• SOURCE DATA:

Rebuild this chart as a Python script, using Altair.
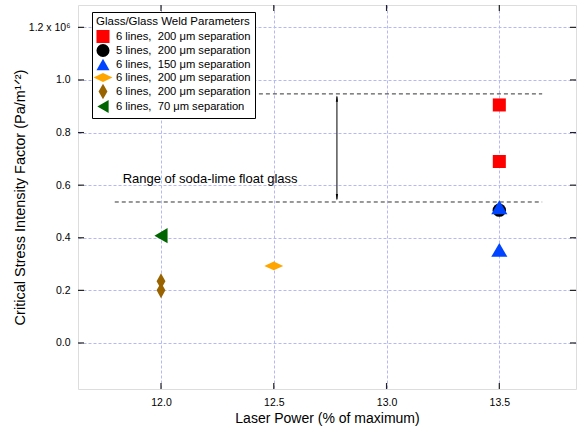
import altair as alt
import pandas as pd

# ---- data ----
series_keys = ["A", "A", "B", "C", "C", "D", "E", "E", "F"]
laser_power = [13.5, 13.5, 13.5, 13.5, 13.5, 12.5, 12.0, 12.0, 12.0]
k_ic = [0.905, 0.690, 0.505, 0.516, 0.354, 0.293, 0.235, 0.200, 0.408]

legend_keys = ["A", "B", "C", "D", "E", "F"]
legend_labels = [
    "6 lines,\u00a0 200 μm separation",
    "5 lines,\u00a0 200 μm separation",
    "6 lines,\u00a0 150 μm separation",
    "6 lines,\u00a0 200 μm separation",
    "6 lines,\u00a0 200 μm separation",
    "6 lines,\u00a0 70 μm separation",
]
legend_colors = ["#ff0000", "#000000", "#0044ff", "#ffa500", "#996300", "#006400"]
legend_shapes = [
    "square",
    "circle",
    "triangle-up",
    "M-1.45,0L0,-0.68L1.45,0L0,0.68Z",
    "M-0.68,0L0,-1.2L0.68,0L0,1.2Z",
    "triangle-left",
]
marker_sizes = {"A": 170, "B": 180, "C": 260, "D": 170, "E": 170, "F": 230}

x_ticks = [12.0, 12.5, 13.0, 13.5]
y_ticks = [0.0, 0.2, 0.4, 0.6, 0.8, 1.0, 1.2]

range_hi = 0.947
range_lo = 0.536
range_hi_x = [12.31, 13.69]
range_lo_x = [11.795, 13.69]
arrow_x = 12.78
annot_text = ["Range of soda-lime float glass"]
annot_x = [11.83]
annot_y = [0.625]

x_dom = [11.632, 13.84]
y_dom = [-0.175, 1.285]

FONT = "Liberation Sans"
W, H = 498, 384

df = pd.DataFrame({"series": series_keys, "x": laser_power, "y": k_ic})
df["sz"] = df["series"].map(marker_sizes)

xs = alt.Scale(domain=x_dom, nice=False, zero=False)
ys = alt.Scale(domain=y_dom, nice=False, zero=False)

label_expr = "[" + ",".join("'" + l + "'" for l in legend_labels) + "][indexof([" + \
    ",".join("'" + k + "'" for k in legend_keys) + "], datum.value)]"

points = alt.Chart(df).mark_point(filled=True, opacity=1, strokeWidth=0).encode(
    x=alt.X("x:Q", scale=xs, axis=alt.Axis(
        values=x_ticks, format=".1f", title="Laser Power (% of maximum)",
        grid=True, gridColor="#b4b8f4", gridDash=[3, 2], gridWidth=1,
        ticks=False, domain=False, labelPadding=8, labelFontSize=10.5,
        titleFontSize=14, titlePadding=4, labelFont=FONT, titleFont=FONT,
        titleFontWeight="normal", labelColor="#000", titleColor="#000")),
    y=alt.Y("y:Q", scale=ys, axis=alt.Axis(
        values=y_ticks, format=".1f",
        labelExpr="datum.value > 1.1 ? '1.2 x 10⁶' : format(datum.value, '.1f')",
        title="Critical Stress Intensity Factor (Pa/m¹ᐟ²)",
        grid=True, gridColor="#b4b8f4", gridDash=[3, 2], gridWidth=1,
        ticks=False, domain=False, labelPadding=8, labelFontSize=10.5,
        titleFontSize=14.5, titleX=-58, titleY=H / 2, titleAlign="center",
        titleBaseline="middle", labelFont=FONT, titleFont=FONT,
        titleFontWeight="normal", labelColor="#000", titleColor="#000")),
    color=alt.Color("series:N", scale=alt.Scale(domain=legend_keys, range=legend_colors),
                    legend=alt.Legend(
                        title="Glass/Glass Weld Parameters", labelExpr=label_expr,
                        orient="none", legendX=14, legendY=7,
                        strokeColor="#000", fillColor="#fff", padding=4,
                        titleFont=FONT, labelFont=FONT, titleFontSize=11.5,
                        titleFontWeight="normal", labelFontSize=11.2,
                        symbolSize=170, symbolStrokeWidth=0, rowPadding=0,
                        titlePadding=2, labelOffset=6, symbolOpacity=1,
                        labelColor="#000", titleColor="#000")),
    shape=alt.Shape("series:N", scale=alt.Scale(domain=legend_keys, range=legend_shapes)),
    size=alt.Size("sz:Q", scale=None, legend=None),
    order=alt.Order("series:N"),
)

# inward ticks
ytick_df = pd.DataFrame({"y": y_ticks})
xtick_df = pd.DataFrame({"x": x_ticks})
tick_color = "#222"
yl = alt.Chart(ytick_df).mark_rule(color=tick_color, strokeWidth=1.2).encode(
    y=alt.Y("y:Q", scale=ys), x=alt.value(0), x2=alt.value(6))
yr = alt.Chart(ytick_df).mark_rule(color=tick_color, strokeWidth=1.2).encode(
    y=alt.Y("y:Q", scale=ys), x=alt.value(W - 6), x2=alt.value(W))
xb = alt.Chart(xtick_df).mark_rule(color=tick_color, strokeWidth=1.2).encode(
    x=alt.X("x:Q", scale=xs), y=alt.value(H - 6), y2=alt.value(H))
xt = alt.Chart(xtick_df).mark_rule(color=tick_color, strokeWidth=1.2).encode(
    x=alt.X("x:Q", scale=xs), y=alt.value(0), y2=alt.value(6))

# range dashed lines
rng_df = pd.DataFrame({
    "x1": [range_hi_x[0], range_lo_x[0]],
    "x2": [range_hi_x[1], range_lo_x[1]],
    "y": [range_hi, range_lo],
})
rng = alt.Chart(rng_df).mark_rule(color="#333", strokeDash=[4, 3], strokeWidth=1).encode(
    x=alt.X("x1:Q", scale=xs), x2="x2:Q", y=alt.Y("y:Q", scale=ys))

arr_df = pd.DataFrame({"x": [arrow_x], "y1": [range_hi - 0.01], "y2": [range_lo + 0.01]})
arr = alt.Chart(arr_df).mark_rule(color="#000", strokeWidth=1).encode(
    x=alt.X("x:Q", scale=xs), y=alt.Y("y1:Q", scale=ys), y2="y2:Q")
head_top = alt.Chart(pd.DataFrame({"x": [arrow_x], "y": [range_hi - 0.018]})).mark_point(
    filled=True, color="#000", size=40, opacity=1, shape="M-0.35,1L0,-1L0.35,1Z").encode(
    x=alt.X("x:Q", scale=xs), y=alt.Y("y:Q", scale=ys))
head_bot = alt.Chart(pd.DataFrame({"x": [arrow_x], "y": [range_lo + 0.018]})).mark_point(
    filled=True, color="#000", size=40, opacity=1, shape="M-0.35,-1L0,1L0.35,-1Z").encode(
    x=alt.X("x:Q", scale=xs), y=alt.Y("y:Q", scale=ys))

annot_df = pd.DataFrame({"t": annot_text, "x": annot_x, "y": annot_y})
annot = alt.Chart(annot_df).mark_text(align="left", baseline="middle", font=FONT,
                                      fontSize=13, color="#000").encode(
    x=alt.X("x:Q", scale=xs), y=alt.Y("y:Q", scale=ys), text="t:N")

chart = alt.layer(yl, yr, xb, xt, rng, arr, head_top, head_bot, annot, points).properties(
    width=W, height=H,
    autosize=alt.AutoSizeParams(type="none"),
    padding={"left": 78, "top": 5, "right": 1, "bottom": 39},
).configure_view(stroke="#555", strokeWidth=1.5).configure(background="#ffffff")

chart.save("out.html", embed_options={"renderer": "svg", "actions": False})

• AIM: Reproduce the material above exactly, first line through the line that contains "0.235, 0.200, 0.408]", minus the pictures.

• TASK RESPONSE:
Rebuild this chart as a Python script, using Altair.
import altair as alt
import pandas as pd

# ---- data ----
series_keys = ["A", "A", "B", "C", "C", "D", "E", "E", "F"]
laser_power = [13.5, 13.5, 13.5, 13.5, 13.5, 12.5, 12.0, 12.0, 12.0]
k_ic = [0.905, 0.690, 0.505, 0.516, 0.354, 0.293, 0.235, 0.200, 0.408]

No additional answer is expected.